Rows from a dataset
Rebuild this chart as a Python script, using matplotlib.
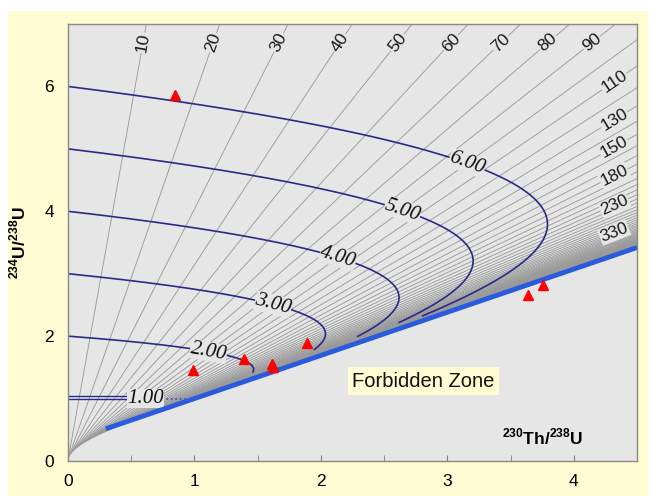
import numpy as np
import matplotlib.pyplot as plt
from matplotlib.patches import Rectangle

plt.rcParams['font.family'] = ['Liberation Sans', 'DejaVu Sans']
plt.rcParams['mathtext.fontset'] = 'custom'
plt.rcParams['mathtext.rm'] = 'Liberation Sans'
plt.rcParams['mathtext.bf'] = 'Liberation Sans:bold'

# decay constants (1/yr)
lam230 = np.log(2) / 75.69e3
lam234 = np.log(2) / 245.25e3
kk = lam230 / (lam230 - lam234)

# initial 234U/238U of the evolution curves and the age (ka) where each one stops
init_ratios = [2.0, 3.0, 4.0, 5.0, 6.0]
curve_end_ka = [300, 330, 390, 420, 470]
curve_labels = ['2.00', '3.00', '4.00', '5.00', '6.00']

# isochrons every 10 ka, labelled ones below
iso_ages = list(range(10, 1501, 10))
top_labels = [10, 20, 30, 40, 50, 60, 70, 80, 90]
side_labels = [110, 130, 150, 180, 230, 330]

# measured samples
samp_th = [0.85, 0.99, 1.39, 1.61, 1.62, 1.89, 3.64, 3.76]
samp_u = [5.86, 1.46, 1.64, 1.55, 1.50, 1.89, 2.66, 2.82]


def th_u(t, d0):
    e4 = np.exp(-lam234 * t)
    e0 = np.exp(-lam230 * t)
    return 1 - e0 + (d0 - 1) * kk * (e4 - e0)


def u_u(t, d0):
    return 1 + (d0 - 1) * np.exp(-lam234 * t)


bg = '#e6e6e6'
fig = plt.figure(figsize=(6.51, 4.96), dpi=100)
fig.patches.append(Rectangle((8 / 651, 0), 640 / 651, 485 / 496, transform=fig.transFigure,
                             facecolor='#fffbd2', edgecolor='none', zorder=-10))
ax = fig.add_axes([68 / 651, 35 / 496, 569 / 651, 437 / 496])
ax.set_facecolor(bg)
ax.set_xlim(0, 4.5)
ax.set_ylim(0, 7)


def screen_angle(x, y, dx, dy):
    p1 = ax.transData.transform((x, y))
    p2 = ax.transData.transform((x + dx, y + dy))
    return np.degrees(np.arctan2(p2[1] - p1[1], p2[0] - p1[0]))


# isochrons: straight lines in d0
d0s = np.array([0.0, 40.0])
for a in iso_ages:
    t = a * 1e3
    ax.plot(th_u(t, d0s), u_u(t, d0s), color='#9a9a9a', lw=0.65, zorder=1)

# isochron labels
for a in top_labels:
    t = a * 1e3
    y0 = 6.7
    d0 = 1 + (y0 - 1) / np.exp(-lam234 * t)
    x0 = th_u(t, d0)
    ang = screen_angle(th_u(t, d0), u_u(t, d0), th_u(t, d0 + 1) - x0, u_u(t, d0 + 1) - y0)
    ax.text(x0, y0, str(a), rotation=ang, ha='center', va='center', fontsize=12.5,
            color='#1a1a1a', rotation_mode='anchor', zorder=3,
            bbox=dict(facecolor=bg, edgecolor='none', pad=0.5))
for a in side_labels:
    t = a * 1e3
    x0 = 4.32
    slope = kk * (1 - np.exp(-(lam230 - lam234) * t))
    y0 = 1 + (x0 - (1 - np.exp(-lam230 * t))) / slope
    ang = screen_angle(x0, y0, slope, 1.0)
    ax.text(x0, y0, str(a), rotation=ang, ha='center', va='center', fontsize=12.5,
            color='#1a1a1a', rotation_mode='anchor', zorder=3,
            bbox=dict(facecolor=bg, edgecolor='none', pad=0.5))

# evolution curves
navy = '#2a2a8a'
lab_t = 100e3
for d0, te, lab in zip(init_ratios, curve_end_ka, curve_labels):
    tt = np.linspace(0, te * 1e3, 600)
    ax.plot(th_u(tt, d0), u_u(tt, d0), color=navy, lw=1.2, zorder=2)
    x0, y0 = th_u(lab_t, d0), u_u(lab_t, d0)
    ang = screen_angle(x0, y0, th_u(lab_t + 1e3, d0) - x0, u_u(lab_t + 1e3, d0) - y0)
    ax.text(x0, y0, lab, rotation=ang, ha='center', va='center', fontsize=15,
            family='Liberation Serif', style='italic', color='#111111',
            rotation_mode='anchor', zorder=3,
            bbox=dict(facecolor=bg, edgecolor='none', pad=0.2))

# d0 = 1 curve (double line)
ax.plot([0, 0.47], [1.0, 1.0], color=navy, lw=1.0, zorder=2)
ax.plot([0, 0.47], [1.045, 1.045], color=navy, lw=1.0, zorder=2)
ax.plot([0.74, 0.93], [1.0, 1.0], color='#4050b0', lw=1.2, ls=':', zorder=2)
ax.text(0.61, 1.0, '1.00', ha='center', va='center', fontsize=15,
        family='Liberation Serif', style='italic', color='#111111', zorder=3,
        bbox=dict(facecolor=bg, edgecolor='none', pad=0.2))

# equiline / forbidden zone boundary
xe = np.array([0.3, 4.5])
ax.plot(xe, 1 + (xe - 1) / kk, color='#2a5bdc', lw=3.5, solid_capstyle='butt', zorder=4)

ax.plot(samp_th, samp_u, ls='none', marker='^', ms=7, color='#ff0000', mec='#ff0000', zorder=5)

ax.text(2.81, 1.28, 'Forbidden Zone', ha='center', va='center', fontsize=14.5, color='#111111',
        zorder=6, bbox=dict(facecolor='#fffbd2', edgecolor='none', pad=3))
ax.text(4.08, 0.39, r'$^{\mathbf{230}}$Th/$^{\mathbf{238}}$U', ha='right', va='center',
        fontsize=12.5, fontweight='bold', zorder=6)
ax.set_ylabel(r'$^{\mathbf{234}}$U/$^{\mathbf{238}}$U', fontsize=12.5, fontweight='bold')
ax.yaxis.set_label_coords(-0.07, 0.5)

ax.set_xticks([0, 1, 2, 3, 4])
ax.set_xticks([0.5, 1.5, 2.5, 3.5, 4.5], minor=True)
ax.set_yticks([0, 2, 4, 6])
ax.tick_params(axis='both', which='both', direction='in', labelsize=12.5, color='#808080')
ax.tick_params(axis='x', which='major', length=4, pad=9)
ax.tick_params(axis='x', which='minor', length=4)
ax.tick_params(axis='y', which='both', length=0, pad=10)
for s in ax.spines.values():
    s.set_color('#8a8a80')
    s.set_linewidth(1.0)

plt.savefig('out.png', dpi=100)
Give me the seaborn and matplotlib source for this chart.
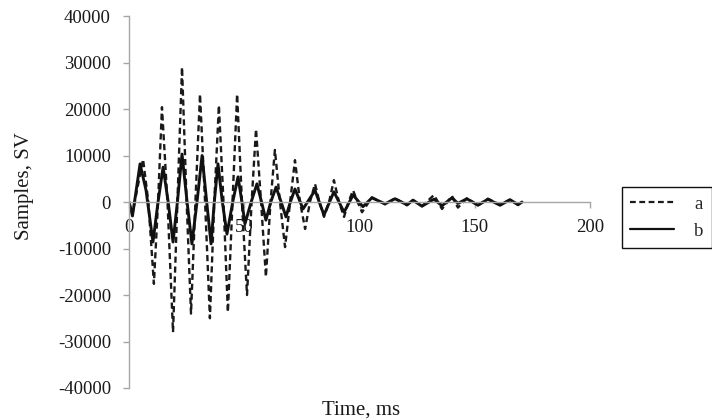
import pandas as pd
import seaborn as sns
import matplotlib.pyplot as plt
from matplotlib.ticker import MultipleLocator

# series a (dashed): time in ms, samples in SV
a_time = [0, 1.5, 6.1, 8.4, 10.8, 12.6, 14.3, 16.7, 19.1, 21.0,
          23.0, 25.0, 26.9, 28.8, 30.8, 33.0, 35.1, 37.0, 39.0, 41.0,
          42.9, 44.9, 46.9, 49.0, 51.2, 53.2, 55.1, 57.3, 59.4, 61.4,
          63.3, 65.5, 67.7, 69.9, 72.0, 74.2, 76.4, 78.5, 80.7, 82.6,
          84.6, 86.8, 88.9, 91.1, 93.3, 95.2, 97.2, 99.2, 101.1, 105.4,
          111.1, 115.4, 120.6, 123.2, 127.1, 132.3, 135.8, 140.1, 142.7, 146.6,
          151.4, 155.7, 161.0, 165.3, 168.8, 170.5]
a_value = [0, -2500, 9200, 0, -17600, 0, 20400, 0, -28000, 0,
           29000, 0, -24000, 0, 23200, 0, -25000, 0, 20800, 0,
           -23700, 0, 23200, 0, -20000, 0, 15700, 0, -16100, 0,
           11200, 0, -9700, 0, 9000, 0, -5800, 0, 3900, 0,
           -3200, 0, 4700, 0, -3200, 0, 2500, 0, -2200, 1000,
           -500, 800, -700, 400, -900, 1500, -1500, 1300, -1200, 800,
           -700, 700, -600, 500, -600, 0]

# series b (solid)
b_time = [0, 1.5, 4.8, 7.4, 10.4, 12.6, 14.8, 17.0, 19.1, 21.0,
          23.0, 25.2, 27.3, 29.5, 31.7, 33.7, 35.6, 37.0, 38.6, 40.5,
          42.5, 45.0, 47.3, 49.0, 50.3, 53.0, 55.5, 57.5, 59.4, 61.5,
          63.8, 66.0, 68.1, 70.0, 72.0, 75.5, 80.7, 84.6, 88.9, 93.3,
          97.2, 101.5, 105.4, 111.1, 115.4, 120.6, 123.2, 127.1, 132.3, 135.8,
          140.1, 142.7, 146.6, 151.4, 155.7, 161.0, 165.3, 168.8, 170.5]
b_value = [0, -3000, 8200, 2500, -8600, 0, 7500, 0, -8600, 0,
           10300, 0, -9000, 0, 10000, 0, -9000, 0, 8200, 0,
           -6900, 0, 5400, 0, -4700, 0, 3900, 0, -3900, 0,
           3200, 0, -3200, 0, 2800, -1500, 2500, -2800, 2200, -2200,
           1500, -1000, 900, -400, 700, -600, 400, -900, 600, -800,
           900, -300, 700, -700, 600, -700, 500, -600, 0]

series = ['a', 'b']
y_ticks = list(range(-40000, 40001, 10000))

df = pd.concat([
    pd.DataFrame({'time': a_time, 'value': a_value, 'series': 'a'}),
    pd.DataFrame({'time': b_time, 'value': b_value, 'series': 'b'}),
])

sns.set_style('white')
plt.rcParams['font.family'] = ['Liberation Serif', 'DejaVu Serif']
plt.rcParams['axes.unicode_minus'] = False

fig = plt.figure(figsize=(7.12, 4.2), dpi=100)
ax = fig.add_axes([129 / 712, 32 / 420, 461 / 712, 372 / 420])

sns.lineplot(
    data=df, x='time', y='value', hue='series', style='series',
    hue_order=series, style_order=series,
    palette={'a': '#1a1a1a', 'b': '#111111'},
    dashes={'a': (2.6, 1.6), 'b': ''},
    estimator=None, sort=False, ax=ax,
)
for line, lw in zip(ax.lines, (1.7, 2.1)):
    line.set_linewidth(lw)
    line.set_solid_joinstyle('round')
    line.set_dash_joinstyle('round')

ax.set_xlim(0, 200)
ax.set_ylim(-40000, 40000)
ax.set_yticks(y_ticks)
ax.xaxis.set_major_locator(MultipleLocator(50))

grey = '#a6a6a6'
for side in ('top', 'right'):
    ax.spines[side].set_visible(False)
ax.spines['bottom'].set_position(('data', 0))
for side in ('left', 'bottom'):
    ax.spines[side].set_color(grey)
    ax.spines[side].set_linewidth(1.0)

ax.tick_params(axis='both', direction='out', length=4, width=1.0,
               color=grey, labelcolor='#1a1a1a', labelsize=13.5)
ax.tick_params(axis='y', pad=9, left=True)
ax.tick_params(axis='x', pad=8, bottom=True)

ax.set_xlabel('Time, ms', fontsize=15, color='#1a1a1a')
ax.set_ylabel('Samples, SV', fontsize=15, color='#1a1a1a')
ax.xaxis.set_label_coords(0.503, -0.035)
ax.yaxis.set_label_coords(-0.206, 0.543)

handles, labels = ax.get_legend_handles_labels()
for h in handles:
    h.set_linewidth(1.6)
leg = ax.legend(
    handles, labels,
    loc='upper left', bbox_to_anchor=(622 / 712, 1 - 187 / 420),
    bbox_transform=fig.transFigure, borderaxespad=0,
    fontsize=13.5, handlelength=2.3, handletextpad=1.1,
    borderpad=0.45, labelspacing=0.55,
    frameon=True, fancybox=False, framealpha=1,
)
leg.get_frame().set_edgecolor('#111111')
leg.get_frame().set_linewidth(1.0)

fig.savefig('out.png', dpi=100)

TASK — Go back to the lines above and output, exactly as they stand, the ones from the line containing "Give me the" to the line containing "-700, 700, -600, 500, -600, 0]". Leave all pictures behind.

WORKED ANSWER —
Give me the seaborn and matplotlib source for this chart.
import pandas as pd
import seaborn as sns
import matplotlib.pyplot as plt
from matplotlib.ticker import MultipleLocator

# series a (dashed): time in ms, samples in SV
a_time = [0, 1.5, 6.1, 8.4, 10.8, 12.6, 14.3, 16.7, 19.1, 21.0,
          23.0, 25.0, 26.9, 28.8, 30.8, 33.0, 35.1, 37.0, 39.0, 41.0,
          42.9, 44.9, 46.9, 49.0, 51.2, 53.2, 55.1, 57.3, 59.4, 61.4,
          63.3, 65.5, 67.7, 69.9, 72.0, 74.2, 76.4, 78.5, 80.7, 82.6,
          84.6, 86.8, 88.9, 91.1, 93.3, 95.2, 97.2, 99.2, 101.1, 105.4,
          111.1, 115.4, 120.6, 123.2, 127.1, 132.3, 135.8, 140.1, 142.7, 146.6,
          151.4, 155.7, 161.0, 165.3, 168.8, 170.5]
a_value = [0, -2500, 9200, 0, -17600, 0, 20400, 0, -28000, 0,
           29000, 0, -24000, 0, 23200, 0, -25000, 0, 20800, 0,
           -23700, 0, 23200, 0, -20000, 0, 15700, 0, -16100, 0,
           11200, 0, -9700, 0, 9000, 0, -5800, 0, 3900, 0,
           -3200, 0, 4700, 0, -3200, 0, 2500, 0, -2200, 1000,
           -500, 800, -700, 400, -900, 1500, -1500, 1300, -1200, 800,
           -700, 700, -600, 500, -600, 0]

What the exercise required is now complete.